This past Sunday I preached about a new challenge that I’m putting out there for people to enjoy….it doesn’t require blindfolds, or detergent or bone chilling water, it’s the simple act of making eye contact with people that we pass on the street or in the mall, or at the post office. As we become more and more disconnected as a society, people desperately need to be seen, to be acknowledged, to have basic human to human connection. Eye contact, perhaps a “Hi,” perhaps even a smile can let someone know that you acknowledge their humanity.
There is a woman that I work with on the streets. She told me she was hanging out by the docks trying to get people to say hi to her. People walked around her except for a well meaning lady who gave her $5.00. “I don’t want her money,” my friend said, I just want someone to make eye contact with me.
To recognize her humanity, not forsake her, not shun her, not send a message that she is unworthy, that she’s someone to be avoided.
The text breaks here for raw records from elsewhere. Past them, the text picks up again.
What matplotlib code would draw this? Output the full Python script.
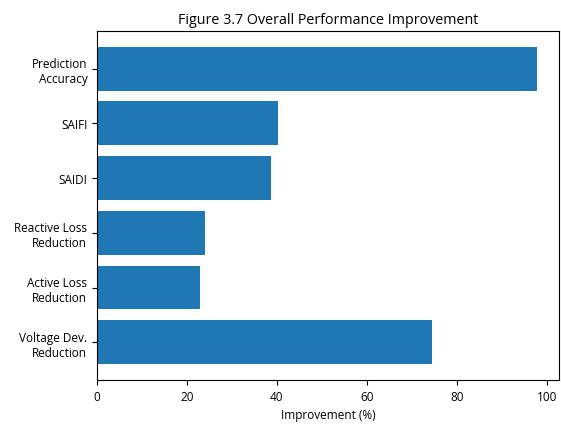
import matplotlib
matplotlib.use("Agg")
import matplotlib.pyplot as plt

plt.rcParams['font.family'] = ['Open Sans', 'DejaVu Sans']

categories = ["Voltage Dev.\nReduction", "Active Loss\nReduction", "Reactive Loss\nReduction",
              "SAIDI", "SAIFI", "Prediction\nAccuracy"]
improvement = [74.6, 23.0, 24.1, 38.7, 40.3, 97.8]
xticks = [0, 20, 40, 60, 80, 100]

fig = plt.figure(figsize=(5.61, 4.31), dpi=100)
ax = fig.add_axes([0.173, 0.116, 0.823, 0.81])
ax.barh(categories, improvement, color="#1f77b4", height=0.8)
ax.set_xticks(xticks)
ax.set_xlabel("Improvement (%)", fontsize=8.5)
ax.set_title("Figure 3.7 Overall Performance Improvement", fontsize=10.3)
ax.tick_params(labelsize=8.5)
fig.savefig("out.png", dpi=100)
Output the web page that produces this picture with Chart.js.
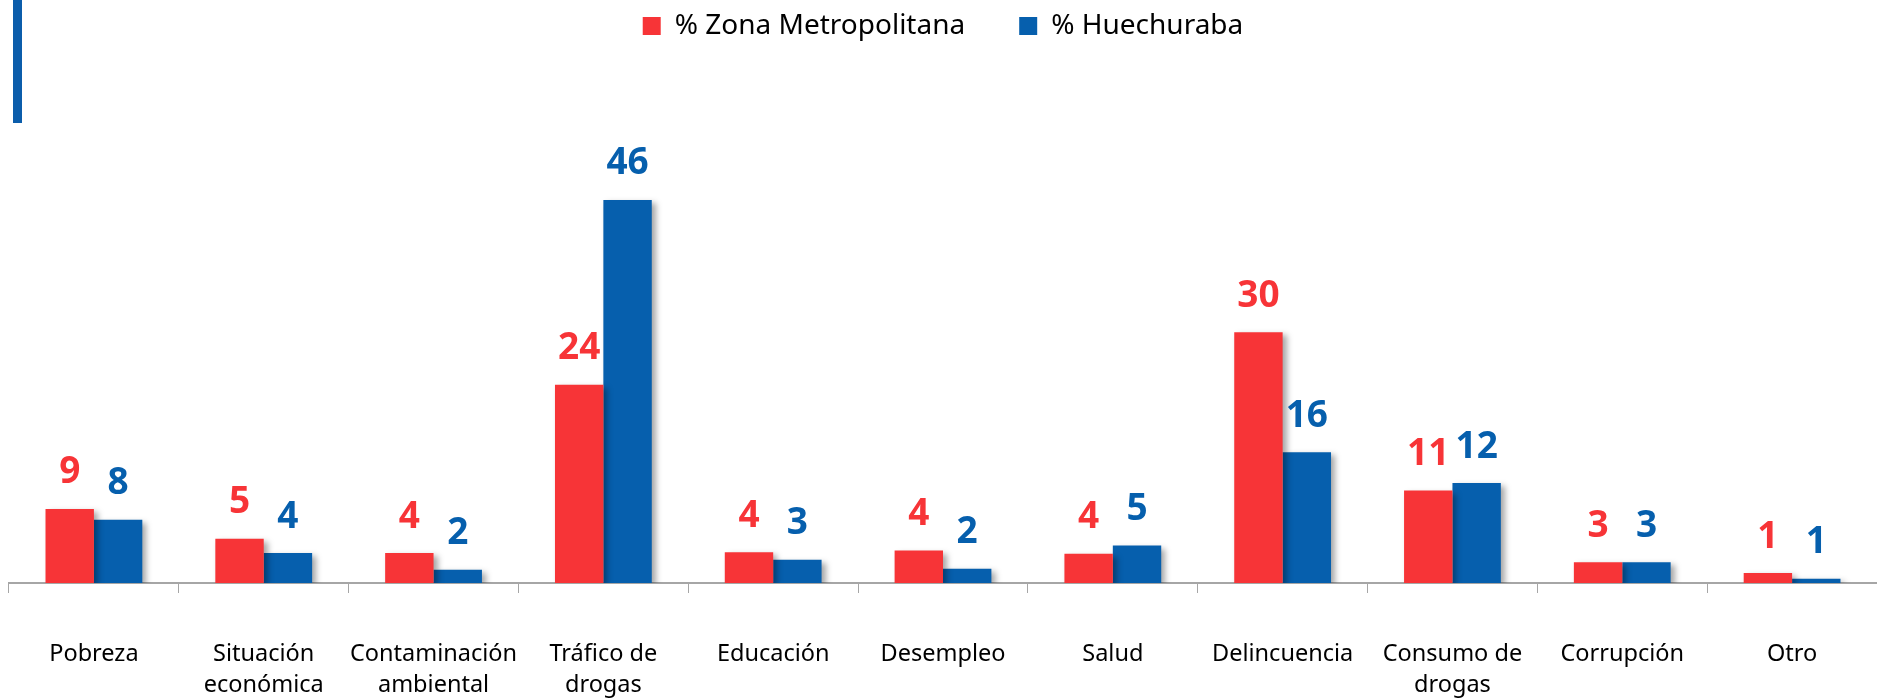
<!DOCTYPE html>
<html lang="es">
<head>
<meta charset="utf-8">
<title>Problemas principales</title>
<script src="https://cdn.jsdelivr.net/npm/chart.js@4.4.1/dist/chart.umd.min.js"></script>
<style>
    html, body { margin: 0; padding: 0; background: #fff; }
    #wrap { position: relative; width: 1877px; height: 699px; }
    #barra { position: absolute; left: 13px; top: 0; width: 9px; height: 123px; background: #0B5DAB; }
</style>
</head>
<body>
<div id="wrap">
    <canvas id="grafico" width="1877" height="699" style="width:1877px;height:699px"></canvas>
    <div id="barra"></div>
</div>
<script>
// categorías (eje x)
const categorias = [
    'Pobreza',
    ['Situación', 'económica'],
    ['Contaminación', 'ambiental'],
    ['Tráfico de', 'drogas'],
    'Educación',
    'Desempleo',
    'Salud',
    'Delincuencia',
    ['Consumo de', 'drogas'],
    'Corrupción',
    'Otro'
];

// series (%)
const zonaMetropolitana = [8.9, 5.3, 3.6, 23.8, 3.7, 3.9, 3.5, 30.1, 11.1, 2.5, 1.2];
const huechuraba = [7.6, 3.6, 1.6, 46, 2.8, 1.7, 4.5, 15.7, 12.0, 2.5, 0.5];

const nombresSeries = ['% Zona Metropolitana', '% Huechuraba'];
const colores = ['#F73437', '#065FAD'];

// sombra de las barras
const sombraBarras = {
    id: 'sombraBarras',
    beforeDatasetDraw(chart) {
        const ctx = chart.ctx;
        ctx.save();
        ctx.shadowColor = 'rgba(0, 0, 0, 0.35)';
        ctx.shadowBlur = 6;
        ctx.shadowOffsetX = 4;
        ctx.shadowOffsetY = 3;
    },
    afterDatasetDraw(chart) {
        chart.ctx.restore();
    }
};

// etiquetas de valor sobre cada barra
const etiquetasValor = {
    id: 'etiquetasValor',
    afterDatasetsDraw(chart) {
        const ctx = chart.ctx;
        ctx.save();
        ctx.font = 'bold 37px "Noto Sans", sans-serif';
        ctx.textAlign = 'center';
        ctx.textBaseline = 'middle';
        chart.data.datasets.forEach((ds, i) => {
            const meta = chart.getDatasetMeta(i);
            ctx.fillStyle = ds.backgroundColor;
            meta.data.forEach((bar, j) => {
                ctx.fillText(Math.round(ds.data[j]), bar.x, bar.y - 36);
            });
        });
        ctx.restore();
    }
};

new Chart(document.getElementById('grafico'), {
    type: 'bar',
    data: {
        labels: categorias,
        datasets: [
            { label: nombresSeries[0], data: zonaMetropolitana, backgroundColor: colores[0] },
            { label: nombresSeries[1], data: huechuraba, backgroundColor: colores[1] }
        ]
    },
    options: {
        responsive: false,
        animation: false,
        layout: { padding: { left: 9, right: 0, top: 0, bottom: 0 } },
        datasets: {
            bar: { categoryPercentage: 0.57, barPercentage: 1.0 }
        },
        plugins: {
            tooltip: { enabled: false },
            legend: {
                position: 'top',
                labels: {
                    boxWidth: 18,
                    boxHeight: 18,
                    padding: 12,
                    color: '#000',
                    font: { family: '"Noto Sans", sans-serif', size: 28 },
                    generateLabels(chart) {
                        const base = Chart.defaults.plugins.legend.labels.generateLabels(chart);
                        base.forEach((l, i) => {
                            // separación extra solo después del primer elemento
                            if (i === 0) l.text = l.text + '\u2003\u2002';
                            l.lineWidth = 0;
                        });
                        return base;
                    }
                }
            }
        },
        scales: {
            x: {
                afterFit(scale) { scale.height = 116; },
                grid: {
                    display: true,
                    drawOnChartArea: false,
                    drawTicks: true,
                    tickLength: 10,
                    color: '#A6A6A6'
                },
                border: { display: true, color: '#A6A6A6', width: 2 },
                ticks: {
                    color: '#000',
                    padding: 46,
                    maxRotation: 0,
                    autoSkip: false,
                    font: { family: '"Noto Sans", sans-serif', size: 23.5, lineHeight: 1.32 }
                }
            },
            y: {
                display: false,
                min: 0,
                max: 64
            }
        }
    },
    plugins: [sombraBarras, etiquetasValor]
});
</script>
</body>
</html>
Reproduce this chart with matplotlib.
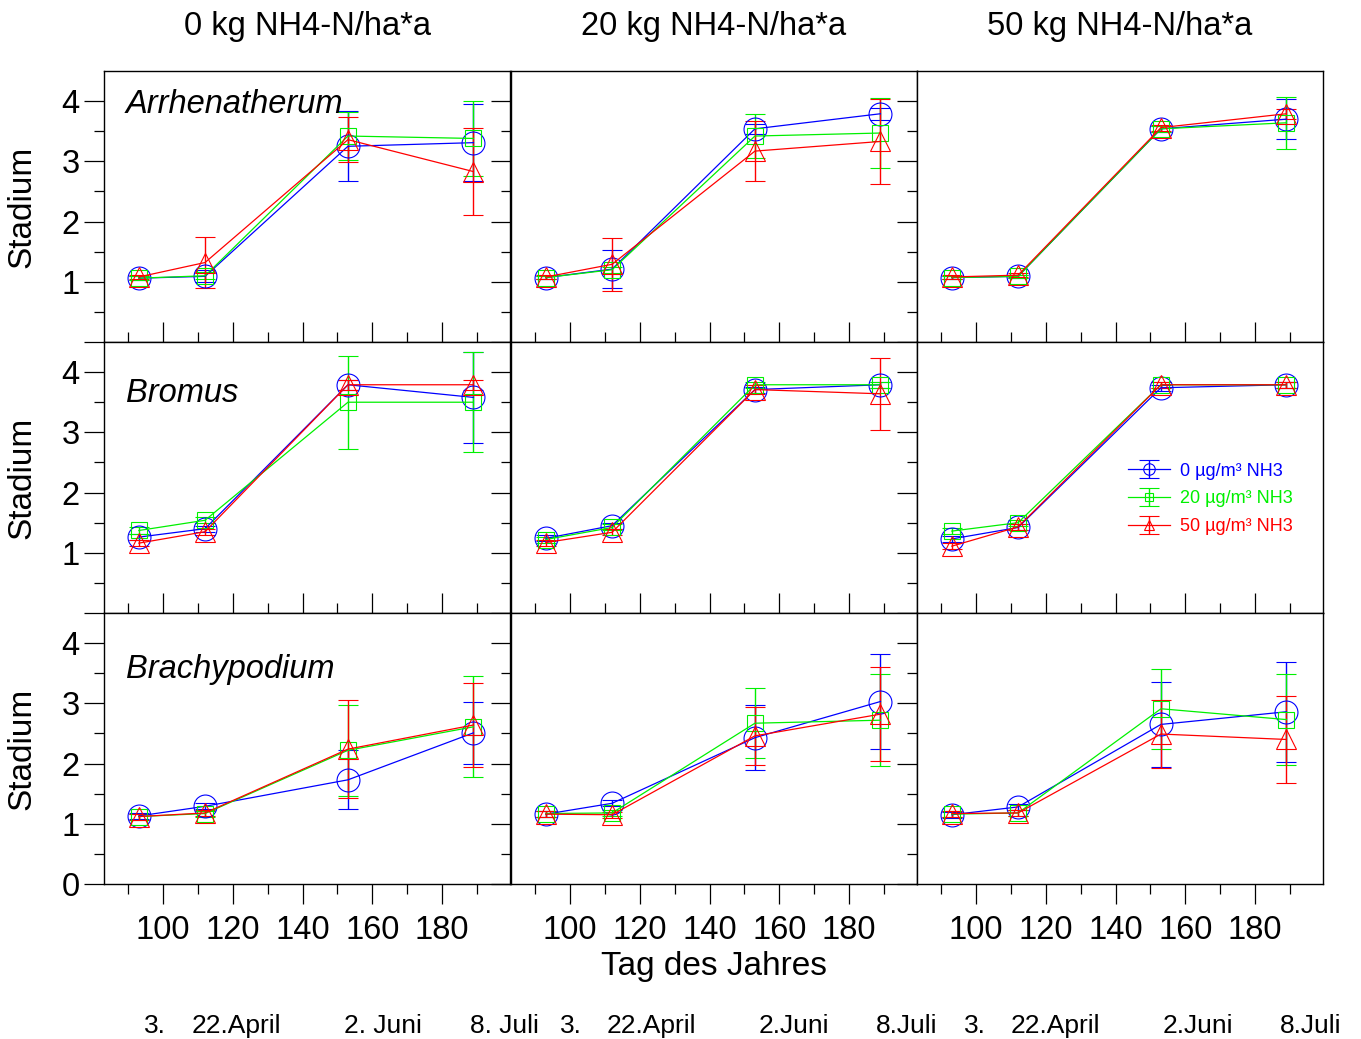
import matplotlib
matplotlib.use("Agg")
import matplotlib.pyplot as plt

plt.rcParams["font.family"] = ["Liberation Sans", "DejaVu Sans"]

# ----------------------------
# Data
# ----------------------------
days = [93, 112, 153, 189]
species = ["Arrhenatherum", "Bromus", "Brachypodium"]
n_levels = ["0 kg NH4-N/ha*a", "20 kg NH4-N/ha*a", "50 kg NH4-N/ha*a"]
nh3_labels = ["0 µg/m³ NH3", "20 µg/m³ NH3", "50 µg/m³ NH3"]

# rows: 0, 20, 50 µg/m³ NH3 ; columns: days
arrh_n0_mean = [[1.06, 1.09, 3.25, 3.31], [1.06, 1.10, 3.42, 3.38], [1.08, 1.32, 3.36, 2.83]]
arrh_n0_err = [[0.03, 0.10, 0.58, 0.64], [0.03, 0.06, 0.40, 0.63], [0.03, 0.42, 0.37, 0.72]]
arrh_n20_mean = [[1.07, 1.21, 3.54, 3.79], [1.07, 1.20, 3.42, 3.47], [1.08, 1.29, 3.17, 3.33]]
arrh_n20_err = [[0.03, 0.32, 0.08, 0.10], [0.03, 0.05, 0.37, 0.58], [0.03, 0.44, 0.50, 0.71]]
arrh_n50_mean = [[1.07, 1.09, 3.54, 3.70], [1.07, 1.09, 3.54, 3.64], [1.08, 1.11, 3.56, 3.79]]
arrh_n50_err = [[0.03, 0.03, 0.05, 0.33], [0.03, 0.03, 0.05, 0.43], [0.03, 0.03, 0.05, 0.08]]

brom_n0_mean = [[1.26, 1.40, 3.79, 3.58], [1.37, 1.54, 3.50, 3.50], [1.16, 1.35, 3.79, 3.79]]
brom_n0_err = [[0.05, 0.05, 0.08, 0.75], [0.05, 0.05, 0.77, 0.83], [0.05, 0.05, 0.08, 0.08]]
brom_n20_mean = [[1.24, 1.45, 3.71, 3.79], [1.22, 1.42, 3.79, 3.79], [1.17, 1.34, 3.71, 3.64]]
brom_n20_err = [[0.05, 0.05, 0.05, 0.05], [0.05, 0.05, 0.05, 0.05], [0.05, 0.05, 0.08, 0.60]]
brom_n50_mean = [[1.23, 1.42, 3.74, 3.79], [1.36, 1.50, 3.79, 3.79], [1.11, 1.43, 3.79, 3.79]]
brom_n50_err = [[0.05, 0.05, 0.05, 0.05], [0.05, 0.05, 0.05, 0.05], [0.05, 0.05, 0.05, 0.05]]

brach_n0_mean = [[1.13, 1.29, 1.73, 2.51], [1.12, 1.17, 2.22, 2.61], [1.12, 1.18, 2.24, 2.64]]
brach_n0_err = [[0.05, 0.05, 0.49, 0.52], [0.05, 0.05, 0.76, 0.84], [0.05, 0.05, 0.81, 0.70]]
brach_n20_mean = [[1.16, 1.34, 2.43, 3.03], [1.17, 1.18, 2.67, 2.72], [1.16, 1.15, 2.46, 2.82]]
brach_n20_err = [[0.05, 0.05, 0.54, 0.79], [0.05, 0.05, 0.58, 0.76], [0.05, 0.05, 0.48, 0.78]]
brach_n50_mean = [[1.15, 1.28, 2.65, 2.86], [1.16, 1.18, 2.91, 2.73], [1.17, 1.18, 2.49, 2.40]]
brach_n50_err = [[0.05, 0.05, 0.71, 0.83], [0.05, 0.05, 0.66, 0.75], [0.05, 0.05, 0.56, 0.73]]

date_labels = [["3.", "22.April", "2. Juni", "8. Juli"],
               ["3.", "22.April", "2.Juni", "8.Juli"],
               ["3.", "22.April", "2.Juni", "8.Juli"]]

panels = [
    [(arrh_n0_mean, arrh_n0_err), (arrh_n20_mean, arrh_n20_err), (arrh_n50_mean, arrh_n50_err)],
    [(brom_n0_mean, brom_n0_err), (brom_n20_mean, brom_n20_err), (brom_n50_mean, brom_n50_err)],
    [(brach_n0_mean, brach_n0_err), (brach_n20_mean, brach_n20_err), (brach_n50_mean, brach_n50_err)],
]

# ----------------------------
# Styles / layout
# ----------------------------
colors = ["#0000ff", "#00f000", "#ff0000"]
markers = ["o", "s", "^"]
msizes = [16.5, 12, 14.5]

W, H = 1361, 1039
col_left = [104, 511, 917]
row_top = [71, 342, 613]
pw, ph = 406, 271
species_y = [0.875, 0.81, 0.79]
date_x = [[155, 236, 383, 504], [571, 651, 794, 907], [975, 1055, 1198, 1311]]
big = 23.5

fig = plt.figure(figsize=(W / 100, H / 100), dpi=100)

for r in range(3):
    for c in range(3):
        ax = fig.add_axes([col_left[c] / W, 1 - (row_top[r] + ph) / H, pw / W, ph / H])
        means, errs = panels[r][c]
        for k in range(3):
            ax.errorbar(days, means[k], yerr=errs[k], color=colors[k], marker=markers[k],
                        mfc="none", mec=colors[k], ms=msizes[k], mew=0.8, lw=0.9,
                        elinewidth=1.0, capsize=7.5, capthick=1.0, label=nh3_labels[k])

        ax.set_xlim(83, 199.5)
        ax.set_ylim(0, 4.5)
        ax.set_xticks([100, 120, 140, 160, 180])
        ax.set_xticks([90, 110, 130, 150, 170, 190], minor=True)
        ax.set_yticks([0, 1, 2, 3, 4])
        ax.set_yticks([0.5, 1.5, 2.5, 3.5], minor=True)
        for sp in ax.spines.values():
            sp.set_linewidth(1.0)

        ax.tick_params(axis="y", which="both", direction="out", left=True, right=False,
                       width=0.9, labelsize=big, pad=3)
        ax.tick_params(axis="y", which="major", length=14.4)
        ax.tick_params(axis="y", which="minor", length=7.2)
        if c == 0:
            if r < 2:
                ax.set_yticklabels(["", "1", "2", "3", "4"])
        else:
            ax.tick_params(axis="y", labelleft=False)

        if r < 2:
            ax.tick_params(axis="x", which="both", direction="in", width=0.9, labelbottom=False)
        else:
            ax.tick_params(axis="x", which="both", direction="out", width=0.9,
                           labelsize=big, pad=8)
        ax.tick_params(axis="x", which="major", length=14.4)
        ax.tick_params(axis="x", which="minor", length=7.2)

        if c == 0:
            ax.text(0.054, species_y[r], species[r], transform=ax.transAxes,
                    fontsize=big, style="italic", va="center", ha="left")
        if r == 1 and c == 2:
            leg = ax.legend(loc="upper left", bbox_to_anchor=(0.48, 0.615), frameon=False,
                            fontsize=13, markerscale=0.5, handlelength=2.3,
                            labelspacing=0.6, handletextpad=0.6)
            for t, col in zip(leg.get_texts(), colors):
                t.set_color(col)

for c in range(3):
    fig.text((col_left[c] + pw / 2) / W, 1 - 27 / H, n_levels[c], fontsize=big,
             ha="center", va="center")
for r in range(3):
    fig.text(22 / W, 1 - (row_top[r] + ph / 2) / H, "Stadium", fontsize=24,
             rotation=90, ha="center", va="center")

fig.text(714 / W, 1 - 966 / H, "Tag des Jahres", fontsize=24, ha="center", va="center")

for c in range(3):
    for lbl, xp in zip(date_labels[c], date_x[c]):
        fig.text(xp / W, 1 - 1026 / H, lbl, fontsize=19, ha="center", va="center")

fig.savefig("out.png", dpi=100)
She just wanted to be seen.
This is often the story of Ancient Israel in the Old Testament, feeling abandoned by God, forsaken as it says in Isaiah 62. This passage also tells of God’s saving power, God’s steadfast love for God’s people. This is the story of a people getting out from under the boot of oppression and also the story of liberation from the spiritual binding that happens when a whole host of people move from feeling abandoned, discarded, and rejected to being named and claimed as God’s beloved people. No longer forsaken, they are called God’s delight. We are called God’s delight, we are all called God’s delight: partners with God in bringing love, compassion, wholeness and healing to ourselves, to others and to all of creation.
The sermon went on to talk about the wedding at Cana. In this story there is a wedding with an emergency. Half way through the party the wine runs out. Jesus’ mother notices and wants Jesus to do something about it. In the moment Jesus says “What concern is that to you and to me?” I hear a challenge here! I hear Jesus challenging everyone who sees a problem, who sees scarcity when there should be abundance, a challenge to everyone who recognizes that something must be done and yet believes that it is someone else’s responsibility.
What if that was Hyannis, and it was a small family out of food instead of a wedding out of wine. Jesus challenges us to do something about it. In the scripture Jesus says “it’s not my time right now,” and yet he takes action. He chooses joy, he chooses celebration, he chooses abundance and extravagance. Jesus chose to elevate the hosts who made a miscalculation, who made a mistake. He saved them from shame, from being “those people.” Jesus did it because a need was identified and care for humanity took the highest priority. People make mistakes. People miscalculate the sum of their choices, people haplessly or hopelessly enter into situations that are not in their best interests and do not work towards their well being. And still, they are deserving of ever-flowing abundance and grace.
Scarcity takes many forms. In Sunday’s scripture it was in the form of wine, but it could be money, food, housing, clothing, freedom, relationship, self-worth, dignity, self-esteem….the list goes on. And when we see scarcity we can offer abundance; abundance of love, compassion, grace, forgiveness, and connection. We can look someone in the eye and say “You Matter!” “You are Worthy!” . Imagine how they will feel when someone notices.
So I ask you to consider the Eye Contact Challenge! Notice someone. Show them that they are worthy of being seen. Show them that they are worthy of abundant living shared through eye contact, a smile, a hello, a nod, an acknowledgement of our common humanity.